One of the ways the CFL has attempted to improve the health of their players has been to increase the punishment levied on illegal hits, a system the commissioner believes is working.

"I'm confident in our relationship with the CFLPA when it comes to player discipline. The fines that we give are quite significant and I think it does change player behavior."

The number of concussions reported around the league this season was reduced by one from 43 in 2012 to 42 this season. The league is also working at the grassroots level to ensure that the players of the future are instructed in a better way to play the game.

"We want to make sure that kids are learning how to tackle properly. Player safety in our league is mission critical," he added.

This season, the league also produced a video that showed examples of hits that are dangerous and would be subject to fines.

"We are constantly focused on making the game safer for our players."

While there is a lot of interest in the information, Cohon believes that it is important for the dispersal draft lists for the upcoming expansion draft to be kept confidential.

"We need to protect the relationship between the players and the coaches. My job is to protect the integrity of the game."

the whole 40 min video is now up on or the moible app.

AGAIN , not bad... :wink: :lol: :twisted:

Not to turn this into a uniform debate, but there are a couple of ‘no brainers.’ Like drummer_god mentions, the Stamps’ traditional red and white should replace the current red and black look and, while we’re at it, the Bombers should return to their 80’s look, PERMANENTLY.

Not bad at all.

As I have said a million times (posters will have to forgive me), we are miles ahead of where we were 20 years ago. And in 20 years, where we are today will be nothing but a distant memory. This league is on a permanent upswing. Will there be (slight) down years? Of course. But, the trajectory is pointing upward and within 5 years, all teams will be profitable. Within 10+ years, all 10 teams will break even from just the TSN contract.

It is a good time to be a CFL fan. Go Ticats. Go CFL.

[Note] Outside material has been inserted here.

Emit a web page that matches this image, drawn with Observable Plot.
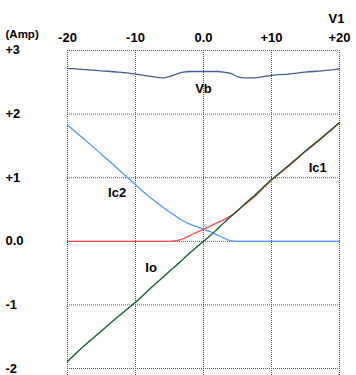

i fully believe the timeless classic uniform designs should be the regular and most often worn uniforms, while the 3rd jersey is a chance to get a little edgier in design and appeal to younger or more stylish fans ( example, the rider's and bomber's 2012 uniforms as 3rd uniforms while the pictured riders' and bomber's uniforms used more full time).

much like the montreal canadiens don't mess with their design, the argos, als, riders, etc should stick with a classic look as well.

Agree with that 100%.

It's the large oversize numbers that for me with the strange font does not work.

I agree but we seem to be in a minority. I'm a little worried about what kind of jersey Ottawa might end up with in light of their choice of name.

I'm not sure we are in the minority. You'd have to see how jersey sales are broken down by classic look vs flashy look.
Flashy look still has a place, but as a 3rd jersey.

I'd love to have access to that data.

What I find odd about it is that the only people I've ever seen wear so-called "throwback" merchandise were about mid-30's or younger in age. Hardly a scientific measure, I know, but still...

I think the perception that flash is required for a younger crowd might be overblown. But perhaps the throwback is only popular as a novelty and if it were the main uniform it wouldn't be any more popular.

As a Ti-Cat fan, I'll be the first to agree I don't like seeing the Stamps in black, espcially with Black Helmets or mainly Black jersey's. The primary Colors for the Stamps are Red and White with touches of Black.

Which brings me to my next point, there is a history of the Stamps wearing Black. The flawless 1948 Stampeders wore jerseys with white and black stripes on the shoulders, so there is precident. However, with Ottawa back in the league, the Stamps really should shy away from Black.

Commissioner Cohon has been great for this league, revenues are up, teams are stable, no doomsday crisis', etc.

Still a lot of work to do, but IMO the league is heading into a bright future.

Things the league needs to do going forward........... at least IMO

  1. The Toronto problem needs to get fixed and find a new home for the Argos.

  2. Work with Corporate Canada as well as the Canadian media to figure out what needs to be done to get more support. I honestly believe the only thing that is holding back the league from exploding in popularity has been the perception of the CFL in the media and general public, as well as Corporate Canada going all out for the NHL and leaving less distribution for the CFL, NLL, CHL etc. IMO the next tv deal needs to involve at least 1 OTA network (CBC, Global, CTV, Citytv).

  3. Expansion - I dislike using the word need, but IMO it's getting to the point where the CFL needs to get that elusive 10th Canadian team, right now I'd put Halifax as the front runner, due to Moncton losing a lot of steam with the Touchdown Atlantic series, and Quebec seemingly more concerned with the NHL comeback and obviously Halifax Mayor Savage. The league needs to continue to grow and reach everywhere in Canada, getting Atlantic Canada more interested in the CFL and Canadian football.

  4. Grassroots - I'd love to see two things come out of this, 1. A new program introduced, where we see Canadian football fields built all over Canada, so each team would build 3-5 in their region each year and the League itself taking care of the untouched regions. 2. Football camps for kids/teens, kind of like TC to teach kids about the game, things they should be focusing on, and development. Each CFL team's practice facility should be an Epicenter of football within there region, with more focus on growing and developing the youth talent pool.

  5. A CFL video game and a League involved fantasy league. I'm of an opinion that video games and fantasy league are a big reason for the growth of sports South of the border, gambling an obvious reason as well. Without question the league will grow from interest and fans given more exposure to the league/game with these things in place.

:thup: :thup:

Sounds like lots of good news.

Someone should ask the Australians how to make expansion work. When I was there in 1981 the major league was pretty much confined to one state, Victoria; it was even called the VFL. Now it's the Australian Football League and it's all over the country. Hey TicatsAustralia, how did they do it?